Tesla CEO Elon Musk needs to delegate more and work with an outside distributor if he's going to make the electric car maker "sustainable," Jim Press, former COO and president of Toyota Motor Sales U.S.A., told CNBC on Monday.

"You need to have a marketing organization, have to have sales, you have to have an active distribution channel, and you really do need day-to-day management operation. You can't sit by the plant and spend the night there to run everything. You can't funnel everything through one person," Press said on CNBC's "Closing Bell."

Tesla has battled widespread criticism since Musk's Aug. 7 tweet that he was planning to take Tesla private and had "funding secured," which may have violated Securities and Exchange Commission rules.
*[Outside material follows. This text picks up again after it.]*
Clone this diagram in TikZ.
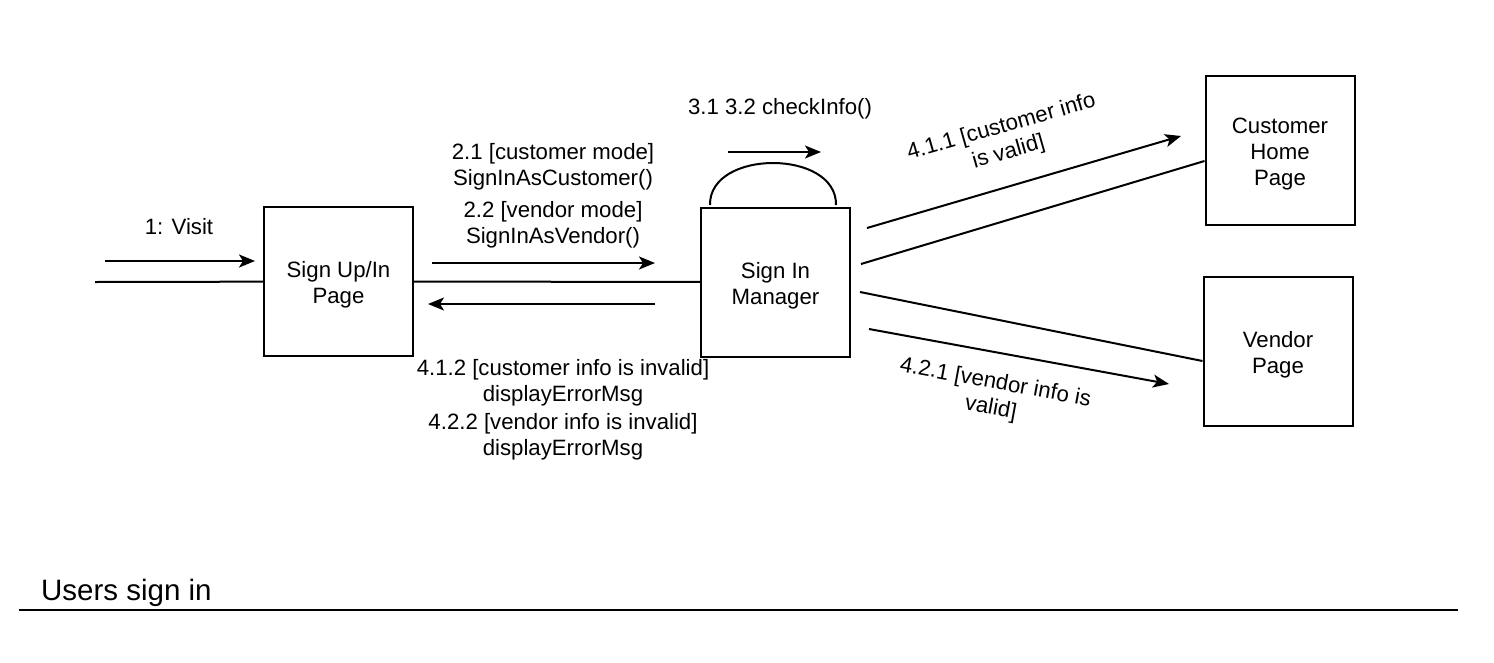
\documentclass[tikz,border=0pt]{standalone}
\usepackage{fontspec}
\setmainfont{Liberation Sans}
\usetikzlibrary{arrows.meta}
\begin{document}
\begin{tikzpicture}[x=1pt,y=-1pt,
  box/.style={draw,line width=2pt,minimum width=149pt,minimum height=149pt,inner sep=0pt},
  boxtext/.style={align=center,inner sep=0pt,yshift=-3.5pt,font=\fontsize{22.2}{26}\selectfont},
  lbl/.style={align=center,inner sep=0pt,font=\fontsize{22.2}{26}\selectfont},
  conn/.style={line width=2pt},
  arr/.style={line width=2pt,-{Stealth[length=16pt,width=13pt,inset=4pt]}}]
\useasboundingbox (0,0) rectangle (1494,662);
% boxes
\node[box,label={[boxtext]center:Sign Up/In\\Page}] (signup) at (338.5,281.5) {};
\node[box,label={[boxtext]center:Sign In\\Manager}] (manager) at (775.5,282) {};
\node[box,label={[boxtext]center:Customer\\Home\\Page}] (customer) at (1280,150.5) {};
\node[box,label={[boxtext]center:Vendor\\Page}] (vendor) at (1278,351.5) {};
% entry
\coordinate (entry) at (95,282);
\draw[conn] (entry) -- (signup);
\coordinate (va) at (105,261);
\coordinate (vb) at (255,261);
\draw[arr] (va) -- (vb);
\node[lbl] (visit) at (179,227) {1: Visit};
% signup <-> manager
\draw[conn] (signup) -- (manager);
\coordinate (ra) at (432,263);
\coordinate (rb) at (655,263);
\draw[arr] (ra) -- (rb);
\coordinate (la) at (655,304);
\coordinate (lb) at (428,304);
\draw[arr] (la) -- (lb);
\node[lbl] (mode) at (553,196) {2.1 [customer mode]\\SignInAsCustomer()\\[6pt]2.2 [vendor mode]\\SignInAsVendor()};
\node[lbl] (err) at (563,410) {4.1.2 [customer info is invalid]\\displayErrorMsg\\[2pt]4.2.2 [vendor info is invalid]\\displayErrorMsg};
% self loop
\coordinate (sl) at (710,205);
\coordinate (sr) at (836,205);
\draw[conn] (sl) .. controls (709,149) and (837,149) .. (sr);
\coordinate (ca) at (728,152);
\coordinate (cb) at (821,152);
\draw[arr] (ca) -- (cb);
\node[lbl] (check) at (780,109) {3.1 3.2 checkInfo()};
% customer
\coordinate (c1) at (861,264);
\draw[conn] (c1) -- (customer.west |- 0,161);
\coordinate (c2a) at (867,228);
\coordinate (c2b) at (1181,136);
\draw[arr] (c2a) -- (c2b);
\node[lbl,rotate=16] (cval) at (1005,140) {4.1.1 [customer info\\is valid]};
% vendor
\coordinate (v1) at (860,292);
\draw[conn] (v1) -- (vendor.west |- 0,361);
\coordinate (v2a) at (869,329);
\coordinate (v2b) at (1169,384);
\draw[arr] (v2a) -- (v2b);
\node[lbl,rotate=-10.4] (vval) at (993,396) {4.2.1 [vendor info is\\valid]};
% title
\node[anchor=base west,inner sep=0pt,font=\fontsize{29.5}{34}\selectfont] (title) at (41,600) {Users sign in};
\coordinate (ua) at (19,610);
\coordinate (ub) at (1458,610);
\draw[line width=2pt] (ua) -- (ub);
\end{tikzpicture}
\end{document}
In a blog post, Musk attempted to clarify that his claim about secured funding was based on repeated and ongoing conversations with Saudi Arabia's sovereign wealth fund, which was cast into doubt when it surfaced on Sunday that the fund is in talks to invest in a Tesla rival.

Going private is one way to avoid close scrutiny by the public market, which Tesla has faced in recent months as it fought to meet Model 3 production goals. Some analysts speculate Musk has wanted to take Tesla private for a while, and the press and shareholder hype surrounding Model 3 production goals hastened his ambitions.
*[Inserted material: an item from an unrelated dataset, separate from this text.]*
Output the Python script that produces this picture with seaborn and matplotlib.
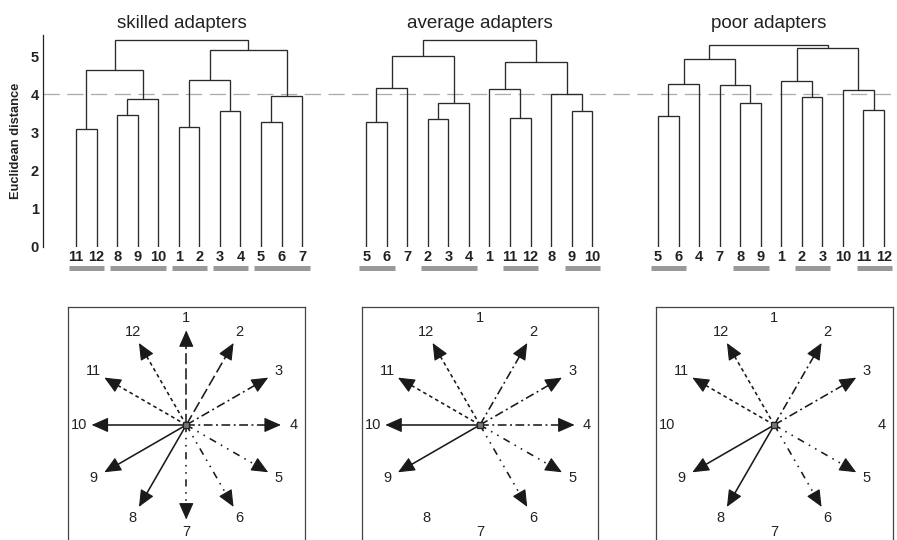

Despite Musk's concerns, Press, who was also the deputy CEO of Chrysler, said the market has been pretty fair to Tesla so far, especially when compared with legacy motor companies, such as Ford. But now, he said, "There's some reality coming into it," meaning Tesla will have to get profitable or face ongoing market adjustment.

"The reality is, the market treats him very well. If you look at the market cap of Tesla, $50 billion, compared to Ford, that makes a profit — the stock is about $9 — it shows the disconnect, and there is an adjustment that's occurring," Press said.

Tesla shares closed out the day up 0.96 percent at $308.44.

To get profitable, Press added, Musk needs to learn to delegate, both within the company and without.

"I always have a saying, and that is, you don't have stress, you should give it. And [Musk] doesn't have anyone to give it to," Press said.

Press said Musk should hire someone to "run day-to-day" operations while he works at "30,000 feet" and should look outside of the company for independent distribution channels, such as third-party dealerships.

"He is the only one that's trying to run the distribution channel and capitalize that at the same time. There's a whole opportunity there for an independent distribution channel to take half the work load off and create the sales," Press said.

And as for going private, Press said it may be best for the carmaker to stay put, rather than risk the unknown pressures from the private market.

"I understand the frustration, but going private may not be the best. You know, the devil that you know — versus the devil you don't — may actually treat him better," Press said.

Tesla did not immediately respond to CNBC's request for comment.